A new framework for the relativistic transformations of thermodynamic variables using momentum as the thermodynamic potential

A generalised relativistic transformation for thermodynamic variables is derived in this study using the basic energy–momentum relationship of special relativity. We posit that momentum undergoes changes akin to a time coordinate and treat it as a thermodynamic potential analogous to energy potential. Additionally, we presume that momentum transforms similarly to a time coordinate. We analyse two mutually exclusive conditions to simplify generalised transformations.
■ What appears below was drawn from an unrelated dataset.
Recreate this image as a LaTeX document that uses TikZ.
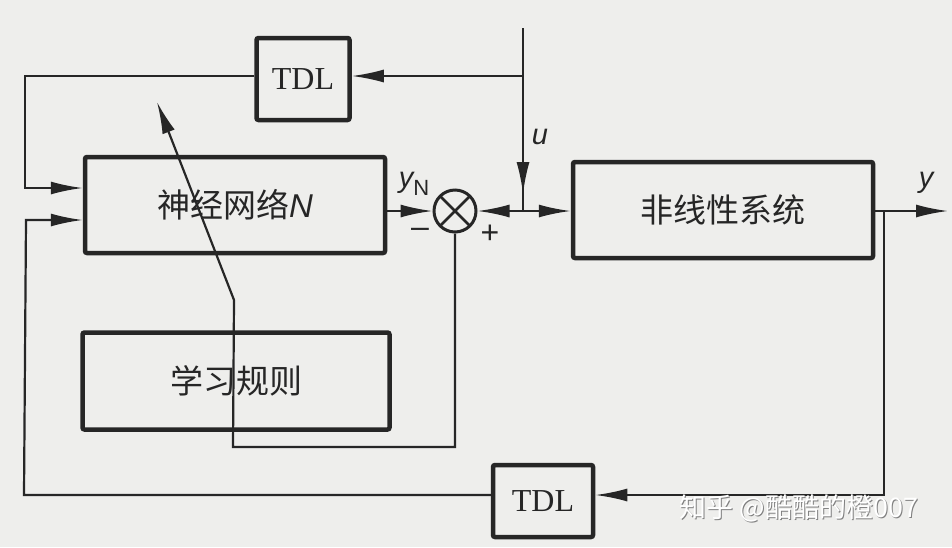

In one condition, the transformations are as follows: volume \( V = \gamma V' \), internal energy \( U = \gamma U' \), temperature \( T = \gamma T' \) and pressure \( P = P' \), where \( \gamma \) represents the Lorentz factor. The primed variables correspond to the moving frame, while the unprimed variables correspond to the stationary frame. The other condition yields \( V = V'/\gamma \), \( U = U'/\gamma \), \( T = T'/\gamma \), \( P = P' \). Since the first law of thermodynamics is an energy conservation statement and Maxwell and other thermodynamic relationships are mathematical constructs based on the first law, it is expected that such relationships should remain invariant in all frames for relativistic thermodynamic transformations. We demonstrate that the ideal gas equation, Maxwell relationships and other thermodynamic relationships (for example, \( (\partial U/\partial V)_T = -P + T(\partial P/\partial T)_V \)) remain invariant under these two sets of transformations. Furthermore, we show that, although the ideal gas equation and Maxwell relationships remain invariant for many transformations reported earlier, \( (\partial U/\partial V)_T = -P + T(\partial P/\partial T)_V \) remains invariant only for the Sutcliffe transformation (\( V = V'/\gamma \), \( U = \gamma U' \), \( T = \gamma T' \), \( P = \gamma ^2 P' \)). We establish that when \( U \), heat \( Q \) and work \( W \) transform similarly, all thermodynamic relationships remain invariant, and such a formalism is mathematically consistent.